El intelectual contemporáneo, a través de su actitud crítica ejercita su función de «profesional de la cultura» de un modo, en cierto modo, opuesto diametralmente a como la ejercitan los intelectuales orgánicos. Mientras que para definir a los intelectuales orgánicos podríamos acogernos al tipo ideal de los «intelectuales custodios de la verdad ya conseguida», mistagógica o por revelación, de los «intelectuales conservadores», para definir a los intelectuales contemporáneos, no orgánicos, nos veríamos forzados a acogernos al tipo ideal del «intelectual progresista». Y el núcleo del progresismo del nuevo intelectual sería su «actitud crítica».

¿Y cómo delimitar la naturaleza de esa actitud crítica? González Noriega como si quisiera evitar divagaciones que nos pusieran en peligro de extravío, acude a una piedra de toque muy precisa: la actitud crítica del intelectual progresista ante la violencia.

Y es ahora cuando se nos desvelará la naturaleza del intelectual contemporáneo, del intelectual progresista, si damos por buena la certera observación o constatación de Santiago González Noriega: el intelectual progresista en su denuncia y horror ante la violencia se refiere ordinariamente a la violencia lejana, a los actos de violencia que tienen lugar en los campos de exterminio, nazis o soviéticos, a la violencia ejecutada en la guerra del Vietnam (Apocalipsis Now) o en Alabama. El intelectual progresista denuncia situaciones horrorosas de violencia, concretas, con coordenadas de lugar y tiempo definidas, pero tales que, por su lejanía, se transforman en abstractas. «Suceden en un aquí y un ahora, en un puente de Stanleyville y a una hora determinada del meridiano de Greenwich o Nueva York, y es aquí [dice, utilizando el análisis de Hegel del aquí y el ahora] donde el objeto que se pretende más concreto, es donde es precisamente más abstracto».

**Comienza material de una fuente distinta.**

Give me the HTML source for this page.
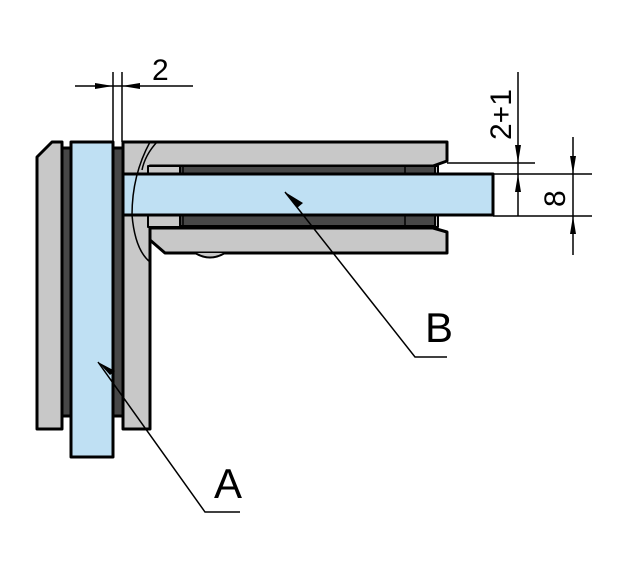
<!DOCTYPE html>
<html><head><style>body{margin:0;background:#fff}svg{display:block}</style></head><body>
<svg width="626" height="569" viewBox="0 0 626 569" xmlns="http://www.w3.org/2000/svg" font-family="Liberation Sans, sans-serif">
<g stroke="#000" stroke-width="3" stroke-linejoin="round">
<!-- vertical assembly -->
<path d="M37 157 L52 142 L62 142 L62 429 L37 429 Z" fill="#c8c8c8"/>
<rect x="62" y="148" width="10" height="268" fill="#474747"/>
<rect x="113" y="148" width="10" height="268" fill="#474747"/>
<path d="M123 142 L447 142 L447 161 L433 166 L150 166 L150 429 L123 429 Z" fill="#c8c8c8"/>
<rect x="148" y="166" width="290" height="9" fill="#c8c8c8" stroke-width="2"/>
<rect x="180" y="166" width="255" height="9" fill="#474747" stroke-width="2"/>
<rect x="148" y="215" width="290" height="12" fill="#c8c8c8" stroke-width="2"/>
<rect x="180" y="215" width="255" height="11" fill="#474747" stroke-width="2"/>
<path d="M150 228 L433 228 L447 232 L447 253 L165 253 L150 240 Z" fill="#c8c8c8"/>
<path d="M195 253 Q210 262 225 253" fill="#c8c8c8" stroke-width="2"/>
<rect x="71" y="142" width="42" height="315" fill="#bfe0f3"/>
<rect x="123" y="174" width="370" height="41" fill="#bfe0f3"/>
</g>
<g stroke="#000" stroke-width="1.5" fill="none">
<path d="M150 142 Q132 175 132 215 Q135 250 150 262"/>
<path d="M157 142 Q145 155 142 170"/>
<line x1="183" y1="166" x2="183" y2="175"/><line x1="183" y1="215" x2="183" y2="226"/>
<line x1="405" y1="166" x2="405" y2="175"/><line x1="405" y1="215" x2="405" y2="226"/>
<!-- dimension 2 -->
<line x1="113" y1="72" x2="113" y2="142"/><line x1="122" y1="72" x2="122" y2="142"/>
<line x1="75" y1="86" x2="193" y2="86"/>
<!-- dimension 2+1 / 8 -->
<line x1="518" y1="72" x2="518" y2="216"/>
<line x1="447" y1="163" x2="535" y2="163"/>
<line x1="493" y1="174" x2="592" y2="174"/>
<line x1="493" y1="216" x2="592" y2="216"/>
<line x1="573" y1="137" x2="573" y2="255"/>
<!-- leaders -->
<polyline points="285,192 415,357 447,357"/>
<polyline points="98,362 205,512 240,512"/>
</g>
<g fill="#000">
<polygon points="113,86 95,83 95,89"/><polygon points="122,86 140,83 140,89"/>
<polygon points="518,163 515,145 521,145"/><polygon points="518,174 515,192 521,192"/>
<polygon points="573,174 570,156 576,156"/><polygon points="573,216 570,234 576,234"/>
<polygon points="285,192 303,203 297,208"/>
<polygon points="98,362 110,375 115,371"/>
</g>
<g font-size="34" fill="#000">
<text x="152" y="80" font-size="30">2</text>
<text x="425" y="342" font-size="42">B</text>
<text x="214" y="498" font-size="42">A</text>
<text transform="translate(511,140) rotate(-90)" font-size="30">2+1</text>
<text transform="translate(565,207) rotate(-90)" font-size="30">8</text>
</g>
</svg>
</body></html>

En resolución: el intelectual progresista se lanza, lleno de ira sublime, contra la violencia, como expresión suprema del mal. Pero para él «el mal es, sobre todo, el mal que en otra parte hacen otros» (González Noriega escribe este ensayo en los primeros años de la década de los 90. ¿Cabría aplicar su observación diez años después al caso de los intelectuales y artistas que en España se manifestaron aquí y allá, como portadores de la conciencia ética universal, frente a la guerra de Irak pero sin decir nada sobre los asesinatos cotidianos cometidos por ETA a nuestro lado?).

¿Por qué ha de ir tan lejos el intelectual progresista hasta encontrar objetos dignos de su ira?

Porque el intelectual progresista –una caracterización más exacta que la de «hombre de izquierdas», dice González Noriega– es una existencia dividida entre el intelectual y el ideal, entre el ideal benéfico, pero no amable, y la riqueza inagotable de la vida.

«Una contradicción permanente, una desgarrada herida, es la vida del intelectual. Lo real es el dolor, es este sufrimiento generalizado, este malestar que la cultura no ha cesado de acrecentar.»

Pero el intelectual progresista, inmerso en una sociedad que para mantenerse estructurada por los fines burgueses de dominación y de poder, define la violencia por las formas externas de violencia, se inquieta por ella, pero desatiende la violencia cotidiana aparentemente imperceptible. «Ante la diaria violencia que el colectivo social ejerce sobre él en la mayor variedad de formas: un anuncio interpuesto entre la mirada; un tímido apretón de manos; la obra de un colega que no cabe reconocer, sino envidiar, porque el colega es también y ante todo un competidor...».